**Problem to work on:** From the records below, please print only the lines from the one containing "Emit a web page" through the one containing "const barW=32.6, shift=8.4;", both included. Skip the pictures.

**Input for this task:**
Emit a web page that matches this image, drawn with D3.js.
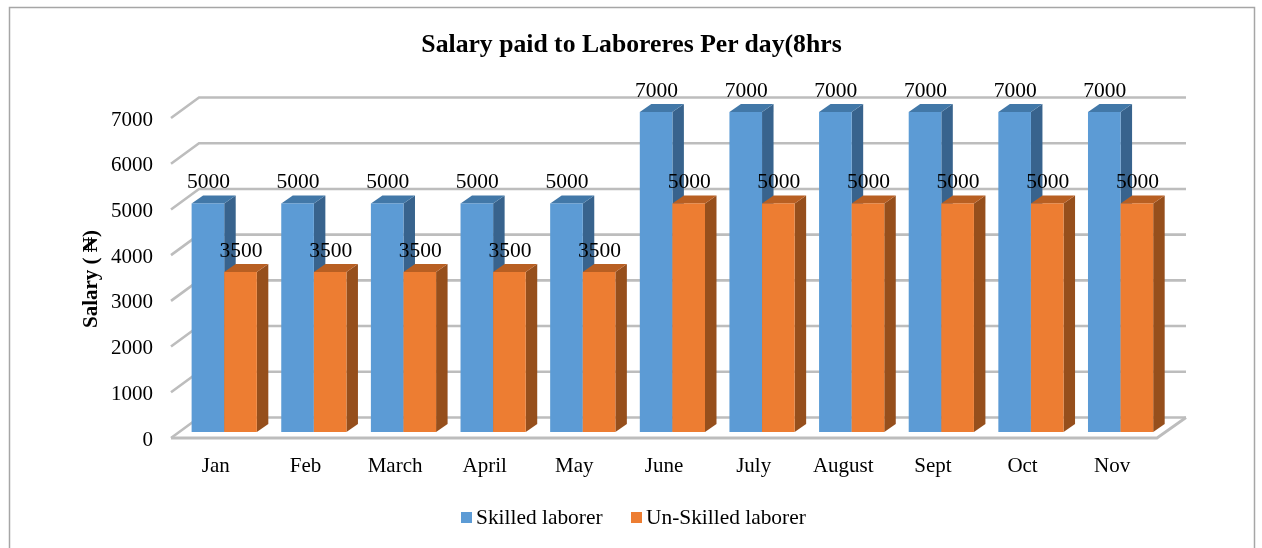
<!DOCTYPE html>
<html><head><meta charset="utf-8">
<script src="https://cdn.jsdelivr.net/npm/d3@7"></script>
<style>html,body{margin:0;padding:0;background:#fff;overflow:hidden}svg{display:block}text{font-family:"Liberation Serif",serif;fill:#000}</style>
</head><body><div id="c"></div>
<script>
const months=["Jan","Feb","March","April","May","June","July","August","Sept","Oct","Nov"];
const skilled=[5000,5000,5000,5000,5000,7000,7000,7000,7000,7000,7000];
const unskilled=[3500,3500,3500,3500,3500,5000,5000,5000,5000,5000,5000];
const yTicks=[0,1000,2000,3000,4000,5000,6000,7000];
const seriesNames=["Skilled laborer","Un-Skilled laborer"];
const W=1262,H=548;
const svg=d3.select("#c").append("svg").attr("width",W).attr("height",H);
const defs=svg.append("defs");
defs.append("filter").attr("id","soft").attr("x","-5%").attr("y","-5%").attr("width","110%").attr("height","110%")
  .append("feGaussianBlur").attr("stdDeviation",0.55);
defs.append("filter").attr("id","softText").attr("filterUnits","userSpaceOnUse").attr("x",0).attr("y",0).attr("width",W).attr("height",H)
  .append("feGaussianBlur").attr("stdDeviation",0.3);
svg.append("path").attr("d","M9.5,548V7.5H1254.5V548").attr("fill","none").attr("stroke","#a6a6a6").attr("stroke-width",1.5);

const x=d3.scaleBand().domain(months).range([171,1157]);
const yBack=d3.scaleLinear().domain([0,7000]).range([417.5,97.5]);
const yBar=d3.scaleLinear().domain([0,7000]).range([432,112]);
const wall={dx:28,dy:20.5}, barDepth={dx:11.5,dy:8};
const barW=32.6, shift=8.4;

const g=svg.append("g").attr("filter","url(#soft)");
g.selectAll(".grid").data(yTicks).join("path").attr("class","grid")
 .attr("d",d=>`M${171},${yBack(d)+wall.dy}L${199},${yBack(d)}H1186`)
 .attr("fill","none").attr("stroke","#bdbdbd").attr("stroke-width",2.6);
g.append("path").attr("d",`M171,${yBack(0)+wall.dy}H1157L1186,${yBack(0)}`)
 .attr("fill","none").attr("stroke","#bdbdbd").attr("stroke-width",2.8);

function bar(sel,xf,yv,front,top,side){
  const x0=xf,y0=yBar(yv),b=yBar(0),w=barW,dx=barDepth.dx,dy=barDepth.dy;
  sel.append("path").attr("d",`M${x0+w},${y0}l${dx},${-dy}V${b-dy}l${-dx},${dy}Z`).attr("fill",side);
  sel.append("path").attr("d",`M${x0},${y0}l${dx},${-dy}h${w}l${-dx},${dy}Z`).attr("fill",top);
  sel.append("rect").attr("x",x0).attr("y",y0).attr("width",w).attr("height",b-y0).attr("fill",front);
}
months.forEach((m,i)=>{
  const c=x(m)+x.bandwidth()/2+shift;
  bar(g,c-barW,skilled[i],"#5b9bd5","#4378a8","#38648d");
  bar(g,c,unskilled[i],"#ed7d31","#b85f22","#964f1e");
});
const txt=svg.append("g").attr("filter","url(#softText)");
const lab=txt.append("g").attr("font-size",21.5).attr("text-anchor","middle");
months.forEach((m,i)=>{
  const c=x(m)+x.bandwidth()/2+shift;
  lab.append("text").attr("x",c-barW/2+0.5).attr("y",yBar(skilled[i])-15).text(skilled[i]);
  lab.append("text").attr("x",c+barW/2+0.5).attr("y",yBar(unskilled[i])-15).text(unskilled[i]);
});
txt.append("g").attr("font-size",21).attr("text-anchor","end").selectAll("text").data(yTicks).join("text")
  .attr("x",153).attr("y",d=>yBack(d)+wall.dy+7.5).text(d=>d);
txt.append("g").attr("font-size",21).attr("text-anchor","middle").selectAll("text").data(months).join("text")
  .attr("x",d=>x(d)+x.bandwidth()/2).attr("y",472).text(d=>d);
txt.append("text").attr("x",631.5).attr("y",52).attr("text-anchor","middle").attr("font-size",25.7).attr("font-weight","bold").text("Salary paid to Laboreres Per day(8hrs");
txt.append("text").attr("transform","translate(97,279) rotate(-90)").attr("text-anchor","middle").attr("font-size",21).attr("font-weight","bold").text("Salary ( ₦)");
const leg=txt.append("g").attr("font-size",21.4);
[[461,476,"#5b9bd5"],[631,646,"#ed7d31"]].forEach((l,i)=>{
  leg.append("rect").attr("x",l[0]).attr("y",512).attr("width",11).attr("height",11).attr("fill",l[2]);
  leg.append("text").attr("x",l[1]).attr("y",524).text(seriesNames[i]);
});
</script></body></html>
==
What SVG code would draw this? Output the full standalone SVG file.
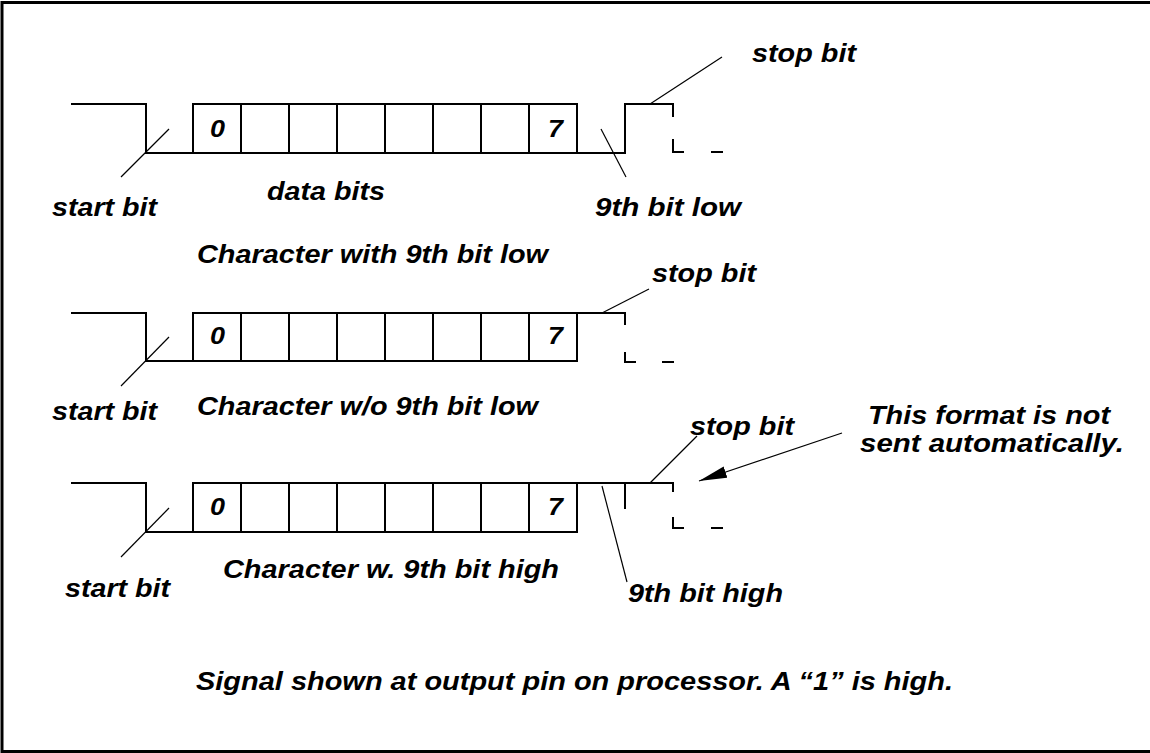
==
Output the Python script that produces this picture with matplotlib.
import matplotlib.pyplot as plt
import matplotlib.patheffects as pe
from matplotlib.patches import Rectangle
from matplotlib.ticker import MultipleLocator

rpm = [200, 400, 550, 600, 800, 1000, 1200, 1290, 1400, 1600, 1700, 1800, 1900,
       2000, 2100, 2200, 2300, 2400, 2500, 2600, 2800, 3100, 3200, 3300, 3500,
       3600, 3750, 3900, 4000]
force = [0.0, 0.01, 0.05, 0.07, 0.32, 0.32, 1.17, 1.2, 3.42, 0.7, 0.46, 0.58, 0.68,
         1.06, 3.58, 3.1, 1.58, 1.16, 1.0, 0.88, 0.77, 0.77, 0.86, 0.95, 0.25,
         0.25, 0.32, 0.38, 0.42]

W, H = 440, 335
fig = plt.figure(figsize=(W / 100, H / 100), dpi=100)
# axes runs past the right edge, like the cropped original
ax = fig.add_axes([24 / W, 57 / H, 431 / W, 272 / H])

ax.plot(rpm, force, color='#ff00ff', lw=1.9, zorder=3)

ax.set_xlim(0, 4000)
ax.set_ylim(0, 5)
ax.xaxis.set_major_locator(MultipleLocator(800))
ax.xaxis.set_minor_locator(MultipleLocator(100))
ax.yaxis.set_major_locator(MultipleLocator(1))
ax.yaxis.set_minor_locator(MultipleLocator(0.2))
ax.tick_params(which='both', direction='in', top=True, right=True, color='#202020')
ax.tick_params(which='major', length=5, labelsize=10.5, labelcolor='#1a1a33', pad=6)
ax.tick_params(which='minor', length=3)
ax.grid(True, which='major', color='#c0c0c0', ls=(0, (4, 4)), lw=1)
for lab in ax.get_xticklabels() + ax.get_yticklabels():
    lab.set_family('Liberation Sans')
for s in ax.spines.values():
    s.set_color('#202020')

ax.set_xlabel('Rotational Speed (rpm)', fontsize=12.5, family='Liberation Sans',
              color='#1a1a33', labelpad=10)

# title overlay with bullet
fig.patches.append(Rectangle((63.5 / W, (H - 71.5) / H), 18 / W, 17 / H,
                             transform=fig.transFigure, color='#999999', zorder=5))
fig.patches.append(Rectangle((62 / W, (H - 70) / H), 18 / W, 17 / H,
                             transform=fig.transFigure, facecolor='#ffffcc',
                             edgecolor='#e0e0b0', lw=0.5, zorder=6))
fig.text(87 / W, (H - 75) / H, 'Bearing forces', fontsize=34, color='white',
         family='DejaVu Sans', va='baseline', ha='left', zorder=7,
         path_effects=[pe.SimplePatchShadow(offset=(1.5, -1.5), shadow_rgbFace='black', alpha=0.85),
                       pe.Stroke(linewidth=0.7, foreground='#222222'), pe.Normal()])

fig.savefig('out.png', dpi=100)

**Solution below:**
Emit a web page that matches this image, drawn with D3.js.
<!DOCTYPE html>
<html><head><meta charset="utf-8">
<script src="https://cdn.jsdelivr.net/npm/d3@7"></script>
<style>html,body{margin:0;padding:0;background:#fff;overflow:hidden}svg{display:block}text{font-family:"Liberation Serif",serif;fill:#000}</style>
</head><body><div id="c"></div>
<script>
const months=["Jan","Feb","March","April","May","June","July","August","Sept","Oct","Nov"];
const skilled=[5000,5000,5000,5000,5000,7000,7000,7000,7000,7000,7000];
const unskilled=[3500,3500,3500,3500,3500,5000,5000,5000,5000,5000,5000];
const yTicks=[0,1000,2000,3000,4000,5000,6000,7000];
const seriesNames=["Skilled laborer","Un-Skilled laborer"];
const W=1262,H=548;
const svg=d3.select("#c").append("svg").attr("width",W).attr("height",H);
const defs=svg.append("defs");
defs.append("filter").attr("id","soft").attr("x","-5%").attr("y","-5%").attr("width","110%").attr("height","110%")
  .append("feGaussianBlur").attr("stdDeviation",0.55);
defs.append("filter").attr("id","softText").attr("filterUnits","userSpaceOnUse").attr("x",0).attr("y",0).attr("width",W).attr("height",H)
  .append("feGaussianBlur").attr("stdDeviation",0.3);
svg.append("path").attr("d","M9.5,548V7.5H1254.5V548").attr("fill","none").attr("stroke","#a6a6a6").attr("stroke-width",1.5);

const x=d3.scaleBand().domain(months).range([171,1157]);
const yBack=d3.scaleLinear().domain([0,7000]).range([417.5,97.5]);
const yBar=d3.scaleLinear().domain([0,7000]).range([432,112]);
const wall={dx:28,dy:20.5}, barDepth={dx:11.5,dy:8};
const barW=32.6, shift=8.4;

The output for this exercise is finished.